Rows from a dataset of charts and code
☆ ☆ ☆ ☆ ☆ ☆ ☆
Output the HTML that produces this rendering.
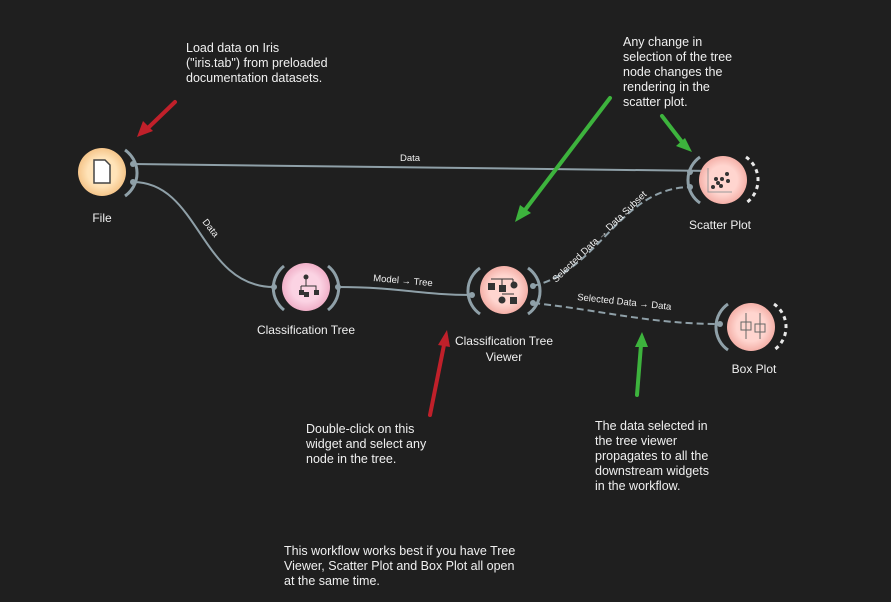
<!DOCTYPE html><html><head><style>
html,body{margin:0;padding:0;background:#1f1f1f;width:891px;height:602px;overflow:hidden}
svg{display:block}
text{font-family:"Liberation Sans",sans-serif;fill:#f0f0f0}
</style></head><body>
<svg width="891" height="602" viewBox="0 0 891 602">
<defs>
<radialGradient id="gf"><stop offset="0.6" stop-color="#ffe3b8"/><stop offset="1" stop-color="#f5c58a"/></radialGradient>
<radialGradient id="gp"><stop offset="0.6" stop-color="#fbd3e3"/><stop offset="1" stop-color="#f0b0c8"/></radialGradient>
<radialGradient id="gr"><stop offset="0.6" stop-color="#ffd5cf"/><stop offset="1" stop-color="#f4b0a8"/></radialGradient>
</defs>
<g fill="none" stroke="#8fa0a8" stroke-width="2">
<path d="M133 164 L713 171"/>
<path d="M133 182 C200 182,200 287,274 287"/>
<path d="M338 287 C400 287,420 295,472 295"/>
<path d="M533 286 C600 270,620 188,690 187" stroke-dasharray="7,4"/>
<path d="M533 303 C600 310,650 324,720 324" stroke-dasharray="7,4"/>
</g>
<g fill="none" stroke="#8fa0a8" stroke-width="3">
<path d="M125 150 A28 28 0 0 1 125 196"/>
<path d="M284 266 A28 28 0 0 0 284 310"/><path d="M328 266 A28 28 0 0 1 328 310"/>
<path d="M480 268 A28 28 0 0 0 480 314"/><path d="M528 268 A28 28 0 0 1 528 314"/>
<path d="M700 157 A28 28 0 0 0 700 203"/>
<path d="M728 304 A28 28 0 0 0 728 350"/>
</g>
<g fill="none" stroke="#e8e8e8" stroke-width="3" stroke-dasharray="4,4">
<path d="M746 157 A28 28 0 0 1 746 203"/><path d="M774 304 A28 28 0 0 1 774 350"/>
</g>
<g fill="#8fa0a8"><circle cx="133" cy="164" r="3"/><circle cx="133" cy="182" r="3"/><circle cx="274" cy="287" r="3"/><circle cx="338" cy="287" r="3"/><circle cx="472" cy="295" r="3"/><circle cx="533" cy="286" r="3"/><circle cx="533" cy="303" r="3"/><circle cx="690" cy="172" r="3"/><circle cx="690" cy="187" r="3"/><circle cx="720" cy="324" r="3"/></g>
<circle cx="102" cy="172" r="24" fill="url(#gf)"/>
<path d="M94 160h11l5 5v18h-16z" fill="#fff" stroke="#444" stroke-width="1.5"/>
<circle cx="306" cy="287" r="24" fill="url(#gp)"/>
<g fill="#333"><circle cx="306" cy="277" r="2.5"/><rect x="299" y="290" width="5" height="5"/><rect x="304" y="292" width="5" height="5"/><rect x="314" y="290" width="5" height="5"/><path d="M306 278v8M301 286h15v4M301 286v4" stroke="#333" fill="none"/></g>
<circle cx="504" cy="290" r="24" fill="url(#gr)"/>
<g fill="#333"><rect x="488" y="283" width="7" height="7"/><rect x="499" y="285" width="7" height="7"/><circle cx="514" cy="285" r="3.5"/><circle cx="502" cy="300" r="3.5"/><rect x="510" y="297" width="7" height="7"/><path d="M491 279h22M502 279v6M513 279v4M502 294h12" stroke="#333" fill="none"/></g>
<circle cx="723" cy="180" r="24" fill="url(#gr)"/>
<g fill="#333"><path d="M708 168v24h24" stroke="#999" fill="none"/><circle cx="713" cy="187" r="2"/><circle cx="718" cy="183" r="2"/><circle cx="722" cy="179" r="2"/><circle cx="727" cy="174" r="2"/><circle cx="716" cy="179" r="2"/><circle cx="721" cy="186" r="2"/><circle cx="728" cy="181" r="2"/></g>
<circle cx="751" cy="327" r="24" fill="url(#gr)"/>
<g stroke="#666" fill="none"><path d="M746 313v26M741 322h10v8h-10z"/><path d="M760 313v26M755 324h10v8h-10z"/></g>
<g font-size="12" text-anchor="middle">
<text x="102" y="222">File</text>
<text x="306" y="334">Classification Tree</text>
<text x="504" y="345">Classification Tree</text><text x="504" y="361">Viewer</text>
<text x="720" y="229">Scatter Plot</text>
<text x="754" y="373">Box Plot</text>
</g>
<g font-size="9.5" fill="#ddd">
<text x="400" y="161">Data</text>
<text transform="translate(202,222) rotate(52)">Data</text>
<text x="373" y="281" transform="rotate(5 373 281)">Model → Tree</text>
<text transform="translate(556,283) rotate(-44)">Selected Data → Data Subset</text>
<text x="577" y="300" transform="rotate(6 577 300)">Selected Data → Data</text>
</g>
<g font-size="12.5">
<text x="186" y="52">Load data on Iris</text><text x="186" y="67">("iris.tab") from preloaded</text><text x="186" y="82">documentation datasets.</text>
<text x="623" y="46">Any change in</text><text x="623" y="61">selection of the tree</text><text x="623" y="76">node changes the</text><text x="623" y="91">rendering in the</text><text x="623" y="106">scatter plot.</text>
<text x="306" y="433">Double-click on this</text><text x="306" y="448">widget and select any</text><text x="306" y="463">node in the tree.</text>
<text x="595" y="430">The data selected in</text><text x="595" y="445">the tree viewer</text><text x="595" y="460">propagates to all the</text><text x="595" y="475">downstream widgets</text><text x="595" y="490">in the workflow.</text>
<text x="284" y="555">This workflow works best if you have Tree</text><text x="284" y="570">Viewer, Scatter Plot and Box Plot all open</text><text x="284" y="585">at the same time.</text>
</g>
<g stroke-width="4" stroke-linecap="round">
<path d="M175 102L148 128" stroke="#c0202a"/><path d="M137 137l6-16 10 10z" fill="#c0202a"/>
<path d="M430 415L444 345" stroke="#c0202a"/><path d="M447 330l3 17-12-2z" fill="#c0202a"/>
<path d="M610 98L525 210" stroke="#3db33d"/><path d="M515 222l5-17 11 8z" fill="#3db33d"/>
<path d="M662 116L682 142" stroke="#3db33d"/><path d="M692 152l-16-6 9-8z" fill="#3db33d"/>
<path d="M637 395L641 345" stroke="#3db33d"/><path d="M642 332l6 15-13 0z" fill="#3db33d"/>
</g>
</svg>
</body></html>
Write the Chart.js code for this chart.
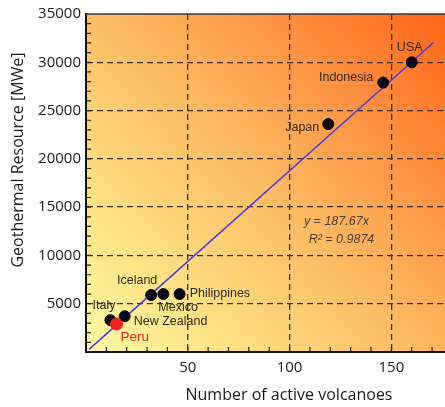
<!DOCTYPE html>
<html lang="en">
<head>
  <meta charset="UTF-8">
  <title>Geothermal resource vs active volcanoes</title>
  <script src="https://cdn.jsdelivr.net/npm/chart.js"></script>
  <style>
    html, body {
      margin: 0;
      padding: 0;
      background: #fff;
      overflow: hidden;
    }
    #wrap {
      width: 513px;
      height: 407px;
      position: relative;
    }
  </style>
</head>
<body>
  <div id="wrap"><canvas id="geoChart"></canvas></div>

  <script>
    // values
    const countries = ['Italy', 'New Zealand', 'Iceland', 'Mexico', 'Philippines', 'Japan', 'Indonesia', 'USA'];
    const volcanoes = [12, 19, 32, 38, 46, 119, 146, 160];
    const resourceMWe = [3300, 3700, 5900, 6000, 6000, 23600, 27900, 30000];

    const peruName = 'Peru';
    const peruVolcanoes = [15];
    const peruMWe = [2900];

    // fitted line y = 187.67x, ends as drawn
    const trendX = [1.5, 171];
    const trendY = [280, 32100];

    const equationText = ['y = 187.67x', 'R² = 0.9874'];

    // label placement relative to each point (px)
    const labelStyle = {
      'Italy':       { dx: 5,   dy: -15, align: 'right' },
      'New Zealand': { dx: 9,   dy: 5,   align: 'left' },
      'Iceland':     { dx: -14, dy: -14, align: 'center' },
      'Mexico':      { dx: -5,  dy: 13,  align: 'left' },
      'Philippines': { dx: 10,  dy: -1,  align: 'left' },
      'Japan':       { dx: -9,  dy: 3,   align: 'right' },
      'Indonesia':   { dx: -10, dy: -5,  align: 'right' },
      'USA':         { dx: -2,  dy: -15, align: 'center' },
      'Peru':        { dx: 4,   dy: 13,  align: 'left' }
    };

    const backdrop = {
      id: 'backdrop',
      beforeDraw(chart) {
        const { ctx, chartArea: a } = chart;
        const right = Math.min(a.right, 445);
        const g = ctx.createLinearGradient(a.left, a.bottom, right, a.top);
        g.addColorStop(0, '#fff8a6');
        g.addColorStop(0.2, '#fee486');
        g.addColorStop(0.5, '#fdbb62');
        g.addColorStop(0.75, '#fe9040');
        g.addColorStop(1, '#ff6416');
        ctx.save();
        ctx.fillStyle = g;
        ctx.fillRect(a.left, a.top, a.right - a.left, a.bottom - a.top);
        ctx.restore();
      },
      afterDraw(chart) {
        const { ctx, chartArea: a, scales } = chart;
        ctx.save();
        // inward minor ticks
        ctx.strokeStyle = '#222';
        ctx.lineWidth = 1.2;
        ctx.beginPath();
        scales.y.ticks.forEach(t => {
          const y = scales.y.getPixelForValue(t.value);
          if (t.value <= 0 || t.value >= 35000) return;
          ctx.moveTo(a.left, y);
          ctx.lineTo(a.left + 5, y);
        });
        scales.x.ticks.forEach(t => {
          const x = scales.x.getPixelForValue(t.value);
          if (t.value <= 0) return;
          ctx.moveTo(x, a.bottom);
          ctx.lineTo(x, a.bottom - 5);
        });
        ctx.stroke();
        // top frame
        ctx.strokeStyle = '#3a3a3a';
        ctx.lineWidth = 1.5;
        ctx.beginPath();
        ctx.moveTo(a.left, a.top);
        ctx.lineTo(a.right, a.top);
        ctx.stroke();

        // axis titles
        ctx.fillStyle = '#1a1a1a';
        ctx.font = '16px "Open Sans", sans-serif';
        ctx.textAlign = 'center';
        ctx.textBaseline = 'middle';
        ctx.fillText('Number of active volcanoes', 289, 395);
        ctx.translate(18, 160);
        ctx.rotate(-Math.PI / 2);
        ctx.fillText('Geothermal Resource [MWe]', 0, 0);
        ctx.restore();
      },
      afterDatasetsDraw(chart) {
        const { ctx, scales } = chart;
        ctx.save();
        ctx.textBaseline = 'middle';
        ctx.font = '12.5px "Liberation Sans", Arial, sans-serif';
        ctx.fillStyle = '#2e2a26';
        countries.forEach((name, i) => {
          const s = labelStyle[name];
          const x = scales.x.getPixelForValue(volcanoes[i]) + s.dx;
          const y = scales.y.getPixelForValue(resourceMWe[i]) + s.dy;
          ctx.textAlign = s.align;
          ctx.fillText(name, x, y);
        });
        const ps = labelStyle[peruName];
        ctx.font = '13.5px "Liberation Sans", Arial, sans-serif';
        ctx.fillStyle = '#e3261d';
        ctx.textAlign = ps.align;
        ctx.fillText(peruName, scales.x.getPixelForValue(peruVolcanoes[0]) + ps.dx,
          scales.y.getPixelForValue(peruMWe[0]) + ps.dy);

        // regression text
        ctx.font = 'italic 12.5px "Liberation Sans", Arial, sans-serif';
        ctx.fillStyle = '#4a4038';
        ctx.textAlign = 'center';
        ctx.fillText(equationText[0], scales.x.getPixelForValue(123), scales.y.getPixelForValue(13520));
        ctx.fillText(equationText[1], scales.x.getPixelForValue(125.5), scales.y.getPixelForValue(11650));
        ctx.restore();
      }
    };

    const majorY = v => v > 0 && v < 35000 && v % 5000 === 0;
    const majorX = v => v > 0 && v % 50 === 0;

    new Chart(document.getElementById('geoChart'), {
      type: 'scatter',
      plugins: [backdrop],
      data: {
        datasets: [
          {
            type: 'line',
            data: trendX.map((x, i) => ({ x, y: trendY[i] })),
            borderColor: '#4b3ee0',
            borderWidth: 1.6,
            pointRadius: 0,
            fill: false,
            order: 3
          },
          {
            data: volcanoes.map((x, i) => ({ x, y: resourceMWe[i] })),
            backgroundColor: '#0a0a12',
            borderColor: '#0a0a12',
            pointRadius: 5.5,
            order: 2
          },
          {
            data: peruVolcanoes.map((x, i) => ({ x, y: peruMWe[i] })),
            backgroundColor: '#f0221c',
            borderColor: '#f0221c',
            pointRadius: 6,
            order: 1
          }
        ]
      },
      options: {
        responsive: true,
        maintainAspectRatio: false,
        animation: false,
        layout: { padding: { top: 11, right: 8, left: 0, bottom: 0 } },
        plugins: {
          legend: { display: false },
          tooltip: { enabled: false }
        },
        scales: {
          x: {
            type: 'linear',
            min: 0,
            max: 200,
            afterFit: s => { s.height = 55; },
            ticks: {
              stepSize: 10,
              autoSkip: false,
              maxRotation: 0,
              padding: 7,
              color: '#1a1a1a',
              font: { family: '"Open Sans", sans-serif', size: 15 },
              callback: v => majorX(v) ? v : ''
            },
            grid: {
              drawTicks: false,
              lineWidth: 1.3,
              color: c => (c.tick && majorX(c.tick.value)) ? '#3a2e22' : 'transparent'
            },
            border: { display: true, color: '#111', width: 2, dash: [6, 4] }
          },
          y: {
            min: 0,
            max: 35000,
            afterFit: s => { s.width = 86; },
            ticks: {
              stepSize: 1000,
              autoSkip: false,
              padding: 5,
              color: '#1a1a1a',
              font: { family: '"Open Sans", sans-serif', size: 15 },
              callback: v => (v > 0 && v % 5000 === 0) ? v : ''
            },
            grid: {
              drawTicks: false,
              lineWidth: 1.3,
              color: c => (c.tick && majorY(c.tick.value)) ? '#3a2e22' : 'transparent'
            },
            border: { display: true, color: '#111', width: 2, dash: [6, 4] }
          }
        }
      }
    });
  </script>
</body>
</html>
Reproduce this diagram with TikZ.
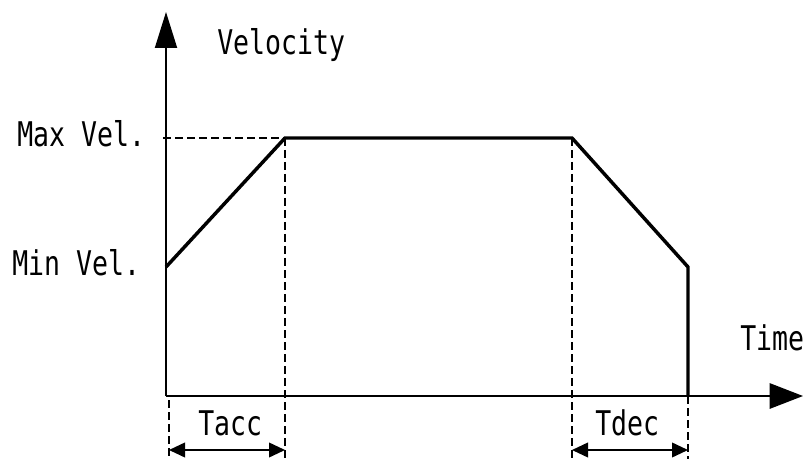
\documentclass[tikz,border=0pt]{standalone}
\usepackage{fontspec}
\setmonofont[FakeStretch=0.78]{DejaVu Sans Mono}
\usetikzlibrary{arrows.meta}
\tikzset{
  lbl/.style={font=\ttfamily\fontsize{25.5pt}{27pt}\selectfont, inner sep=0pt, anchor=base west},
  axis/.style={line width=1.4pt},
  profile/.style={line width=2.6pt, line join=miter},
  guide/.style={line width=1.9pt, dash pattern=on 6pt off 3pt},
  dim/.style={line width=1.3pt, {Triangle[length=12pt,width=11pt]}-{Triangle[length=12pt,width=11pt]}}
}
\begin{document}
\begin{tikzpicture}[x=0.75pt,y=-0.75pt]
\useasboundingbox (0,0) rectangle (805,459);
% axes
\coordinate (O) at (166,396);
\coordinate (ytip) at (166,12);
\coordinate (xtip) at (803,396);
\draw[axis, -{Triangle[length=27pt,width=16.5pt]}] (O) -- (ytip);
\draw[axis, -{Triangle[length=25pt,width=19pt]}] (O) -- (xtip);
% velocity profile
\coordinate (p0) at (166,267);
\coordinate (p1) at (285,138);
\coordinate (p2) at (572,138);
\coordinate (p3) at (688,267);
\coordinate (p4) at (688,396);
% guide lines
\coordinate (mv) at (163,138);
\coordinate (a0) at (169,400);
\coordinate (a0b) at (169,459);
\coordinate (a1b) at (285,459);
\coordinate (d0b) at (572,459);
\coordinate (d1b) at (688,459);
\draw[guide] (mv) -- (p1);
\draw[guide] (p1) -- (a1b);
\draw[guide] (p2) -- (d0b);
\draw[guide] (p4) -- (d1b);
\draw[guide] (a0) -- (a0b);
\draw[profile] (p0) -- (p1) -- (p2) -- (p3) -- (p4);
% time spans
\coordinate (ta0) at (169,450);
\coordinate (ta1) at (285,450);
\coordinate (td0) at (572,450);
\coordinate (td1) at (688,450);
\draw[dim] (ta0) -- (ta1);
\draw[dim] (td0) -- (td1);
% labels
\node[lbl] (vel) at (217,55) {Velocity};
\node[lbl] (maxv) at (17,147) {Max Vel.};
\node[lbl] (minv) at (12,275) {Min Vel.};
\node[lbl] (time) at (740,350) {Time};
\node[lbl] (tacc) at (198,435) {Tacc};
\node[lbl] (tdec) at (595,435) {Tdec};
\end{tikzpicture}
\end{document}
☆ ☆ ☆ ☆ ☆ ☆ ☆
◆ **Instructions to follow**
Copy, from the material, each line that holds the string "rendering".

◆ **Reply to the task**
Output the HTML that produces this rendering.
<text x="623" y="46">Any change in</text><text x="623" y="61">selection of the tree</text><text x="623" y="76">node changes the</text><text x="623" y="91">rendering in the</text><text x="623" y="106">scatter plot.</text>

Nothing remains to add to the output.